Task to carry out: Return the lines from the one with "Write the matplotlib code for this chart." through the one with "fig.savefig('out.png', dpi=100, facecolor='black')", exactly as they appear and with no pictures.

Data for this task:
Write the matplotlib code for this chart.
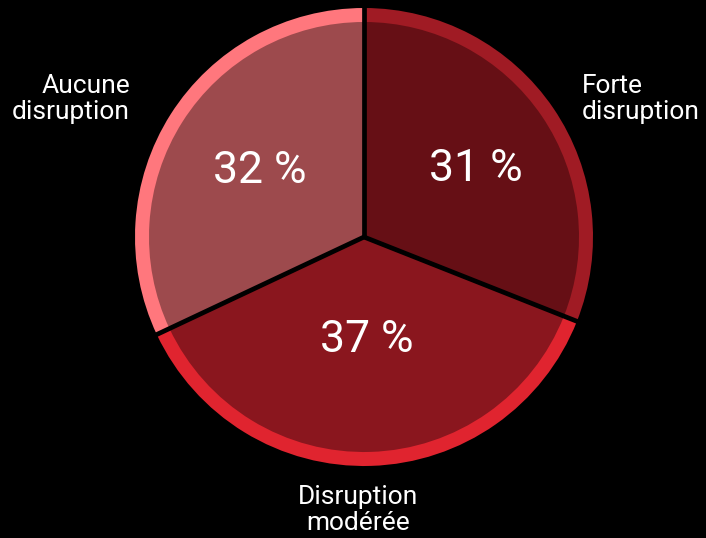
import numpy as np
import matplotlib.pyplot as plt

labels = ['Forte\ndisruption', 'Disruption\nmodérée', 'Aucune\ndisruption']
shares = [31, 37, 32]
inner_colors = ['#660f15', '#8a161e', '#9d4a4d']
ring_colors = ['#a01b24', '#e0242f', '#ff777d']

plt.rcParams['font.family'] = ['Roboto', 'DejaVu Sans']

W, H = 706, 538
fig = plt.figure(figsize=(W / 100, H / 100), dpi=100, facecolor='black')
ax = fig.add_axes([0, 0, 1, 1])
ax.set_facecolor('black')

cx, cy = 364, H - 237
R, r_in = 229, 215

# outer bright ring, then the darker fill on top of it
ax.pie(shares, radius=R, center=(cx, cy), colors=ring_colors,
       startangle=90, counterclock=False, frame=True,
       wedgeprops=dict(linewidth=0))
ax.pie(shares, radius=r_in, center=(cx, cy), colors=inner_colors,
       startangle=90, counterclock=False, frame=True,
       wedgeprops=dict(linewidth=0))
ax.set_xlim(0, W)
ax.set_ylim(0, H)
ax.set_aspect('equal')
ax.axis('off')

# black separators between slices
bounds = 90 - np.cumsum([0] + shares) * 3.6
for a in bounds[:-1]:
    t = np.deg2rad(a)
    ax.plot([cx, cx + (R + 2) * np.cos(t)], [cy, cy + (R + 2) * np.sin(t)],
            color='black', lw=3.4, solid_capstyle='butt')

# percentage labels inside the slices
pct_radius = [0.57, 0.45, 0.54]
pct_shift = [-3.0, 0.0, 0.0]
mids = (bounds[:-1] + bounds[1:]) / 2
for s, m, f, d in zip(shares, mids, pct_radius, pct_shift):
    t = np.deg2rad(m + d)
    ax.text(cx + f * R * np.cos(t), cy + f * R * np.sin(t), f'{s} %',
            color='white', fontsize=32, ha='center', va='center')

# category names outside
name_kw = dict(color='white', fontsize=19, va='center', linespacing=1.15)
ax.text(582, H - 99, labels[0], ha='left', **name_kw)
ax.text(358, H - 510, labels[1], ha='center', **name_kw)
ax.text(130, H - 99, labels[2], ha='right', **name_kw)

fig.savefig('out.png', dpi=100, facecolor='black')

---

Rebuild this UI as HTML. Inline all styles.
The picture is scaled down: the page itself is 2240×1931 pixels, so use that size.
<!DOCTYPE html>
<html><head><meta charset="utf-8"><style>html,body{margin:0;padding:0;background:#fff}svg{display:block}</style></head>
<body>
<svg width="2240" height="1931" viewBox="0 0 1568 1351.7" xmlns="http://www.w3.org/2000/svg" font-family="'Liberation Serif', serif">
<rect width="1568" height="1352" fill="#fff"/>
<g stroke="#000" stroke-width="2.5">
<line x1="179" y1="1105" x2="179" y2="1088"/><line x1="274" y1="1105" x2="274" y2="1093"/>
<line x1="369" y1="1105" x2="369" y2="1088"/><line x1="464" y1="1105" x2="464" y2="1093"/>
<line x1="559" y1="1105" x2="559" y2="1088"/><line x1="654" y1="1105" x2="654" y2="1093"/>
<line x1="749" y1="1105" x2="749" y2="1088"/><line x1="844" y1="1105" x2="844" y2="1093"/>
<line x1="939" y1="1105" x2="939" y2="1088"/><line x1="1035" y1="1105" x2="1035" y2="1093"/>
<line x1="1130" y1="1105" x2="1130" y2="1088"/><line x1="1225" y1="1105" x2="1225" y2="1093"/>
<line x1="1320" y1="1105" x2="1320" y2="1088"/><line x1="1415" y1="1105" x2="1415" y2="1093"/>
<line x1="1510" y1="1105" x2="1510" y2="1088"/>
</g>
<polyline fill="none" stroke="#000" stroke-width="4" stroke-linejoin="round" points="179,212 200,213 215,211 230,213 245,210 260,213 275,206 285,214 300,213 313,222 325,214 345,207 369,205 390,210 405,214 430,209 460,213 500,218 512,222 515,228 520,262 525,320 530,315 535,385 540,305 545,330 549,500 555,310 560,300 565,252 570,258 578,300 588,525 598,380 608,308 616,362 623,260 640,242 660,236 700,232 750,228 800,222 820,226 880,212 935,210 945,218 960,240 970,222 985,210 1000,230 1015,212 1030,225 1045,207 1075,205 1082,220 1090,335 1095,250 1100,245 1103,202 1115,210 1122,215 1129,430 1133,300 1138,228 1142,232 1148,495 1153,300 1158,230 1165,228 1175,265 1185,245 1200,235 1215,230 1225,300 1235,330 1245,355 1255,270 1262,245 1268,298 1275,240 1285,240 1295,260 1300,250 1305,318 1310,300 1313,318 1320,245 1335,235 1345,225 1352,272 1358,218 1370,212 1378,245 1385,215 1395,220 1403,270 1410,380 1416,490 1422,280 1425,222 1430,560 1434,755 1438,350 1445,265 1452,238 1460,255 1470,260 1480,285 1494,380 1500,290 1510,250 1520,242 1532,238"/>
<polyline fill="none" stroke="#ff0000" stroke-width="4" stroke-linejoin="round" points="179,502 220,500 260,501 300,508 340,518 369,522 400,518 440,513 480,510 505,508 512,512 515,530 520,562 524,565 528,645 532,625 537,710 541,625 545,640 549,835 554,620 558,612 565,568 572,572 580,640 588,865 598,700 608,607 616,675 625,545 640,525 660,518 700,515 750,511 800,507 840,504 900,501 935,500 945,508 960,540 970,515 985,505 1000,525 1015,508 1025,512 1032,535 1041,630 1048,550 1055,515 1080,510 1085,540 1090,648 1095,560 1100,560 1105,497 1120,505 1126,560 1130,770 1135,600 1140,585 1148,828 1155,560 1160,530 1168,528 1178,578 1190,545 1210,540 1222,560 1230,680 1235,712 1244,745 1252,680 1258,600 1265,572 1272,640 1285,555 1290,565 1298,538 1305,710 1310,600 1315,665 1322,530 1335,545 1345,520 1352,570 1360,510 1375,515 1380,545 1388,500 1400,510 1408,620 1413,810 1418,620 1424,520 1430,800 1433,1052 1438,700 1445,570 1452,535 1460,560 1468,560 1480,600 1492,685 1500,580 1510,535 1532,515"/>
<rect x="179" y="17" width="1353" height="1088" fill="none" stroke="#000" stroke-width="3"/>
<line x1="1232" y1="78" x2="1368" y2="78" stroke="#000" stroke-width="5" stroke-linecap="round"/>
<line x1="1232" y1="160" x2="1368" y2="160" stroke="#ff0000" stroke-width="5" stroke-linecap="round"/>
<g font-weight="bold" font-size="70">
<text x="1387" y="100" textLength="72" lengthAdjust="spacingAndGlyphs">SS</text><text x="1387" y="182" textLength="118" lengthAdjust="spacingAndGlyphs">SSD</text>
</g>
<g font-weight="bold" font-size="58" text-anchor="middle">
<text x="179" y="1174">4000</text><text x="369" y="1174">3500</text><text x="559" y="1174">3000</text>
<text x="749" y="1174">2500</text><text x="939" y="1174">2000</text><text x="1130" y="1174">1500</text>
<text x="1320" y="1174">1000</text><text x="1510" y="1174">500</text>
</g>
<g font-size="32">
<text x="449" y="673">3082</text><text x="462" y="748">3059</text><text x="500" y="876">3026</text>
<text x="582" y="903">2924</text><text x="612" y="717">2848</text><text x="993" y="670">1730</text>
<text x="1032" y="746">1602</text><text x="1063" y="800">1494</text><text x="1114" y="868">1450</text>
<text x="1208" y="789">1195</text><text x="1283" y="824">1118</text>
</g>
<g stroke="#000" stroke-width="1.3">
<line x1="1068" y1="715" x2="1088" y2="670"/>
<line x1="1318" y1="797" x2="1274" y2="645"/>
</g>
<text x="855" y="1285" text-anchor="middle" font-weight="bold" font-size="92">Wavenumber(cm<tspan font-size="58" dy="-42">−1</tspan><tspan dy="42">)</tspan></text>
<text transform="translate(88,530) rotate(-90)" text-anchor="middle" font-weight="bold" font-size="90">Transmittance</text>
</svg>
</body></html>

--

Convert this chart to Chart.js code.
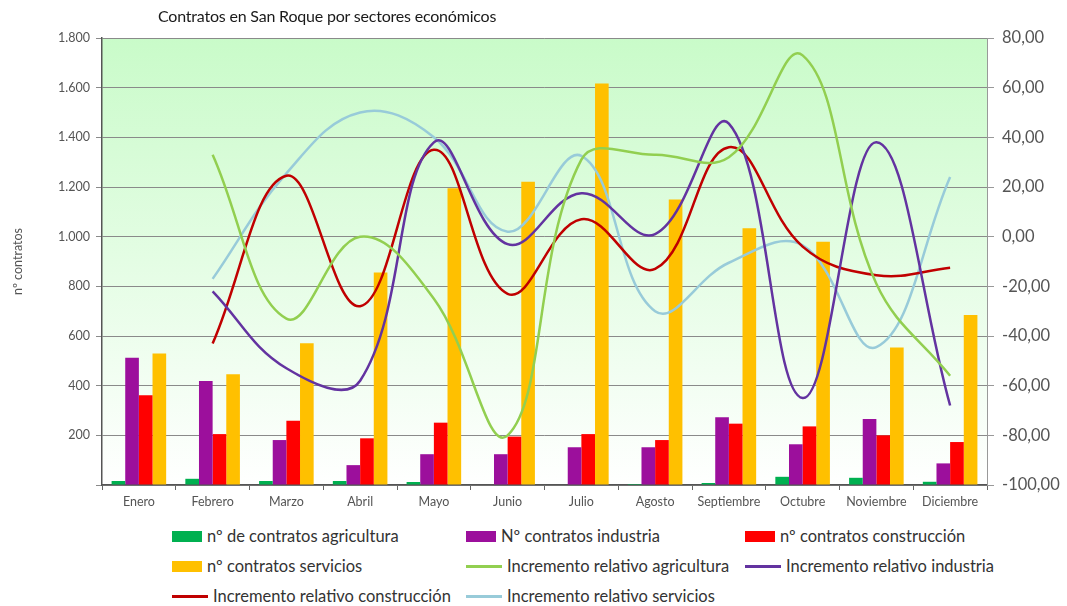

Worked answer:
Write the matplotlib code for this chart.
import numpy as np
import matplotlib.pyplot as plt

labels = ['Forte\ndisruption', 'Disruption\nmodérée', 'Aucune\ndisruption']
shares = [31, 37, 32]
inner_colors = ['#660f15', '#8a161e', '#9d4a4d']
ring_colors = ['#a01b24', '#e0242f', '#ff777d']

plt.rcParams['font.family'] = ['Roboto', 'DejaVu Sans']

W, H = 706, 538
fig = plt.figure(figsize=(W / 100, H / 100), dpi=100, facecolor='black')
ax = fig.add_axes([0, 0, 1, 1])
ax.set_facecolor('black')

cx, cy = 364, H - 237
R, r_in = 229, 215

# outer bright ring, then the darker fill on top of it
ax.pie(shares, radius=R, center=(cx, cy), colors=ring_colors,
       startangle=90, counterclock=False, frame=True,
       wedgeprops=dict(linewidth=0))
ax.pie(shares, radius=r_in, center=(cx, cy), colors=inner_colors,
       startangle=90, counterclock=False, frame=True,
       wedgeprops=dict(linewidth=0))
ax.set_xlim(0, W)
ax.set_ylim(0, H)
ax.set_aspect('equal')
ax.axis('off')

# black separators between slices
bounds = 90 - np.cumsum([0] + shares) * 3.6
for a in bounds[:-1]:
    t = np.deg2rad(a)
    ax.plot([cx, cx + (R + 2) * np.cos(t)], [cy, cy + (R + 2) * np.sin(t)],
            color='black', lw=3.4, solid_capstyle='butt')

# percentage labels inside the slices
pct_radius = [0.57, 0.45, 0.54]
pct_shift = [-3.0, 0.0, 0.0]
mids = (bounds[:-1] + bounds[1:]) / 2
for s, m, f, d in zip(shares, mids, pct_radius, pct_shift):
    t = np.deg2rad(m + d)
    ax.text(cx + f * R * np.cos(t), cy + f * R * np.sin(t), f'{s} %',
            color='white', fontsize=32, ha='center', va='center')

# category names outside
name_kw = dict(color='white', fontsize=19, va='center', linespacing=1.15)
ax.text(582, H - 99, labels[0], ha='left', **name_kw)
ax.text(358, H - 510, labels[1], ha='center', **name_kw)
ax.text(130, H - 99, labels[2], ha='right', **name_kw)

fig.savefig('out.png', dpi=100, facecolor='black')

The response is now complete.